**WHAT IS BEING ASKED:**
Reproduce from the records below, with no pictures, exactly the lines between the one containing "What matplotlib code" and the one containing "90, 95, 100]", inclusive.

**DATA ENTRIES:**
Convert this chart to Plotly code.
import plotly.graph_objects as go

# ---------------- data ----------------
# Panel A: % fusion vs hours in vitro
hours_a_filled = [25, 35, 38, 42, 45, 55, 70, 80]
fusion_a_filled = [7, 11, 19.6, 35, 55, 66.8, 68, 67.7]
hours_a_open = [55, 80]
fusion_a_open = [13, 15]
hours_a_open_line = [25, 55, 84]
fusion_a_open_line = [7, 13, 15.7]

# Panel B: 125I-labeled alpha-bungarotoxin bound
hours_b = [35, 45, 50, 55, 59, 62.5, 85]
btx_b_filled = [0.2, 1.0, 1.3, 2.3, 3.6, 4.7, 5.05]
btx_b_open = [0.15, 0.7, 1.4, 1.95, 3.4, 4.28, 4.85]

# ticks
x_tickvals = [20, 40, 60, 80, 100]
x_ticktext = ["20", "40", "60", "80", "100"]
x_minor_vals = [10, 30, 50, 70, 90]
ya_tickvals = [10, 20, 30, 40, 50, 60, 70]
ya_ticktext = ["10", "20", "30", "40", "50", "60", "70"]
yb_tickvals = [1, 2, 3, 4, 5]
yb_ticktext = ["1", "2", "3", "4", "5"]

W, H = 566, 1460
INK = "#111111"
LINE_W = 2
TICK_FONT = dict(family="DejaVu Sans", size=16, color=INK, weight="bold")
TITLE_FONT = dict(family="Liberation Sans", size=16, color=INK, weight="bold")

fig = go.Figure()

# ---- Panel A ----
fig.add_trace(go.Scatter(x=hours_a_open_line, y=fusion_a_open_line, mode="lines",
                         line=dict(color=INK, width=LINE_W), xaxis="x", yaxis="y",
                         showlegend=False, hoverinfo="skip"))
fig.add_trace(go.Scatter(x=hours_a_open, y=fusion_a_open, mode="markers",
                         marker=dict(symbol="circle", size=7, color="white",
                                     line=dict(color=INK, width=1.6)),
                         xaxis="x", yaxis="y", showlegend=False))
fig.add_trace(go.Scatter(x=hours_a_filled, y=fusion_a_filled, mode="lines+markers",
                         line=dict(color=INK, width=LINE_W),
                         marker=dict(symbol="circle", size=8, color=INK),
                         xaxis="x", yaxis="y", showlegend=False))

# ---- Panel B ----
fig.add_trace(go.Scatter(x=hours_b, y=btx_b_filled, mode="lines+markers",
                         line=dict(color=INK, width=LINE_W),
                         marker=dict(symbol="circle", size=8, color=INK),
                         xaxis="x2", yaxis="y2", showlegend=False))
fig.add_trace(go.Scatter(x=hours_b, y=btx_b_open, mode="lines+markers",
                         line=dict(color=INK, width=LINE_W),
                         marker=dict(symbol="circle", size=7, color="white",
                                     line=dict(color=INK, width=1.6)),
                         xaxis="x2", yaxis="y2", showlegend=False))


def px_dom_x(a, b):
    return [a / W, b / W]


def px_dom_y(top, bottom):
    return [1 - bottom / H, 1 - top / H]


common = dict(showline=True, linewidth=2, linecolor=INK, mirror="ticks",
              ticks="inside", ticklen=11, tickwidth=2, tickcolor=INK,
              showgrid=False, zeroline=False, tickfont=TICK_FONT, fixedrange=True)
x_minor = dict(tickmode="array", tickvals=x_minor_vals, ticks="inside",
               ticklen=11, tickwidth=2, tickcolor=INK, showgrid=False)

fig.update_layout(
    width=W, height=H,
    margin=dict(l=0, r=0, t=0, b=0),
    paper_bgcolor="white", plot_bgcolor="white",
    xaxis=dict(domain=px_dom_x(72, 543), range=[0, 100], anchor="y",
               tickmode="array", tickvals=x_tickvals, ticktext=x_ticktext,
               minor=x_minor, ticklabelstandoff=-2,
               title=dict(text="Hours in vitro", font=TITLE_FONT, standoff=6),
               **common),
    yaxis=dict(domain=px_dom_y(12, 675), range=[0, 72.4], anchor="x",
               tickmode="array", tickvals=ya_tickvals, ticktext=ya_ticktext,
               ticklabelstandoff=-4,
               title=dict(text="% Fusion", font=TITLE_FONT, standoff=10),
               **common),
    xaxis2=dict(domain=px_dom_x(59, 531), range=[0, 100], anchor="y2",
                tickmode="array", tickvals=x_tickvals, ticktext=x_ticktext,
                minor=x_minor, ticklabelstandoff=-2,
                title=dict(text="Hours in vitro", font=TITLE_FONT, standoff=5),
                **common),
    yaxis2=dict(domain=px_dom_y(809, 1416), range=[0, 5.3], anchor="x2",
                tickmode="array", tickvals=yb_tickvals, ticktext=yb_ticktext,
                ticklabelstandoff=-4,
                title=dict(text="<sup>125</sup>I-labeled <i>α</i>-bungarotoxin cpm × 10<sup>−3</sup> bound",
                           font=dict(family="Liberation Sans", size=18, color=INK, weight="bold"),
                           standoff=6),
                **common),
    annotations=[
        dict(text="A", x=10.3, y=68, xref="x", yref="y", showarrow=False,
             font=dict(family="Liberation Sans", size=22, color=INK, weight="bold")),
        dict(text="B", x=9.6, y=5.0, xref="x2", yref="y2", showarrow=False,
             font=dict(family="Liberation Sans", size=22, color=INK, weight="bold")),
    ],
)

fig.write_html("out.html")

* * *

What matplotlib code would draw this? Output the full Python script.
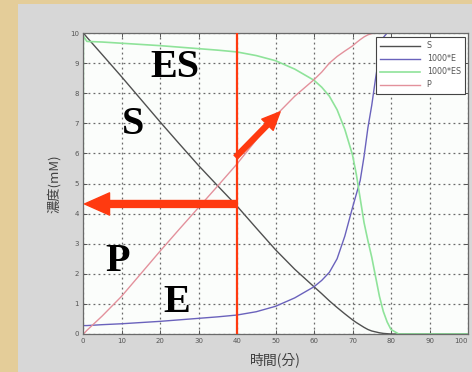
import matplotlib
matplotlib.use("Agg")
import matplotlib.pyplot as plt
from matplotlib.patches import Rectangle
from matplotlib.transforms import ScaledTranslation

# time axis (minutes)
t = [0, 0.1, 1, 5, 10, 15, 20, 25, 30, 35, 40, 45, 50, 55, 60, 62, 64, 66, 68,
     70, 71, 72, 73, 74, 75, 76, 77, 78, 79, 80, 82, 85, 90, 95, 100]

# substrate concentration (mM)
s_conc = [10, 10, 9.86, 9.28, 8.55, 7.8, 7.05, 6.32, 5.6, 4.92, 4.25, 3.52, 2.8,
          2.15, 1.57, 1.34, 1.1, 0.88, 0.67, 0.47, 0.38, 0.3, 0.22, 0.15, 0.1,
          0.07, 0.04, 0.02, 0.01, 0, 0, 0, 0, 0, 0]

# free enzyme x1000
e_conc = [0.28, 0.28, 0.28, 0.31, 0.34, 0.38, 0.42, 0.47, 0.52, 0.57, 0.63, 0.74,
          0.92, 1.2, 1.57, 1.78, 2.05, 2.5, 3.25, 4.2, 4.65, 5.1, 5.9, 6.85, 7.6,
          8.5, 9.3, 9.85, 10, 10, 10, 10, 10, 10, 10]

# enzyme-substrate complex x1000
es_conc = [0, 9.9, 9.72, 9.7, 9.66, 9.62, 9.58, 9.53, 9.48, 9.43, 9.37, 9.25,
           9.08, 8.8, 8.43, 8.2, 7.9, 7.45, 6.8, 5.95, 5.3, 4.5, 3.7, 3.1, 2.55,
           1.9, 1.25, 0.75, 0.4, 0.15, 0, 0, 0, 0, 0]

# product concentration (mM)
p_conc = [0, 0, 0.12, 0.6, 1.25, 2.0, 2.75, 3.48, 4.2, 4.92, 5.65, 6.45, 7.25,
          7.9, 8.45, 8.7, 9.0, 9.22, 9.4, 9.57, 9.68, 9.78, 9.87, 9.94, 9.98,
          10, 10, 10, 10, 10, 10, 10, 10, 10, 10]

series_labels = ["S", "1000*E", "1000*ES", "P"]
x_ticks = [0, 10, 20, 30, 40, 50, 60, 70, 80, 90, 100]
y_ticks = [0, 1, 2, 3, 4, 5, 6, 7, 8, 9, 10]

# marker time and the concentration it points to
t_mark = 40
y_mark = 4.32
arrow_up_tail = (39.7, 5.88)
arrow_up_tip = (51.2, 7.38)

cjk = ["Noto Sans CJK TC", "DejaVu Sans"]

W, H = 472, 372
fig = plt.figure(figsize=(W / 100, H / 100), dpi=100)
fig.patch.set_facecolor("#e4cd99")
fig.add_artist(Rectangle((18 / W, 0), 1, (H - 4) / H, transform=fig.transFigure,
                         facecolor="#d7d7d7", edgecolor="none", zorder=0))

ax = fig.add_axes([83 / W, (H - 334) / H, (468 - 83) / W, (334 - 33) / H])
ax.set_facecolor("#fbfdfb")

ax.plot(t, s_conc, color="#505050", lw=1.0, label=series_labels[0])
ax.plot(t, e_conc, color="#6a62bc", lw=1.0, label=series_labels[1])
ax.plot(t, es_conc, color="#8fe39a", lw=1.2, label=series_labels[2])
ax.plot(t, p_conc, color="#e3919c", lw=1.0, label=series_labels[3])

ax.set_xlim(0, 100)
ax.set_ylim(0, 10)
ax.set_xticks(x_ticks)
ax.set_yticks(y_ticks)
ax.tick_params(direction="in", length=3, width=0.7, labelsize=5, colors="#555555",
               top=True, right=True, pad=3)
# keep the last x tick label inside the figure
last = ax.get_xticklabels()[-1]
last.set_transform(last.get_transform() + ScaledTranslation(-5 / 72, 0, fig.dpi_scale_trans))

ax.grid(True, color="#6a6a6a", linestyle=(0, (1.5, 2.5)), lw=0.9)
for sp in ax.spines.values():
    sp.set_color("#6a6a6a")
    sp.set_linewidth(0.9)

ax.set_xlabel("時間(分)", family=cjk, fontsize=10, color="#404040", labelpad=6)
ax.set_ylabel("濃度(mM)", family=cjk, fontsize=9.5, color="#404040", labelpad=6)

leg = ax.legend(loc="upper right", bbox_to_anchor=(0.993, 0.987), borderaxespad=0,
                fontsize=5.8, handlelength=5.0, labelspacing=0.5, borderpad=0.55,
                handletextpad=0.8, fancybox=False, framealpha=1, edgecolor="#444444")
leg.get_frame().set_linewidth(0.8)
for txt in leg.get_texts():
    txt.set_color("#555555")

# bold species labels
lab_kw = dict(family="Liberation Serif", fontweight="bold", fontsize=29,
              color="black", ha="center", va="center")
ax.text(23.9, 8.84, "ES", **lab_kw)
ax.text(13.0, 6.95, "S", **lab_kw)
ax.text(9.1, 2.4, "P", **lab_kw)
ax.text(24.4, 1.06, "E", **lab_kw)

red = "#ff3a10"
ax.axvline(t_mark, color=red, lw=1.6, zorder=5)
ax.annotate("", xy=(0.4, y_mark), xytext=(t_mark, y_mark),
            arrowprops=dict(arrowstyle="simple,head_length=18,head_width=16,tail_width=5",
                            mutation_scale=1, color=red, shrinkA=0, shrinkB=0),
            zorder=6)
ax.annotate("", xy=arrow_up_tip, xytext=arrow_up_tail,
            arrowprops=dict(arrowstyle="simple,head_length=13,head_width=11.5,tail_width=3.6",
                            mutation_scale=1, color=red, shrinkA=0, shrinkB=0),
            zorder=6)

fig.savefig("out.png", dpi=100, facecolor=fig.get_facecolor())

**RESULT OF THIS TASK:**
What matplotlib code would draw this? Output the full Python script.
import matplotlib
matplotlib.use("Agg")
import matplotlib.pyplot as plt
from matplotlib.patches import Rectangle
from matplotlib.transforms import ScaledTranslation

# time axis (minutes)
t = [0, 0.1, 1, 5, 10, 15, 20, 25, 30, 35, 40, 45, 50, 55, 60, 62, 64, 66, 68,
     70, 71, 72, 73, 74, 75, 76, 77, 78, 79, 80, 82, 85, 90, 95, 100]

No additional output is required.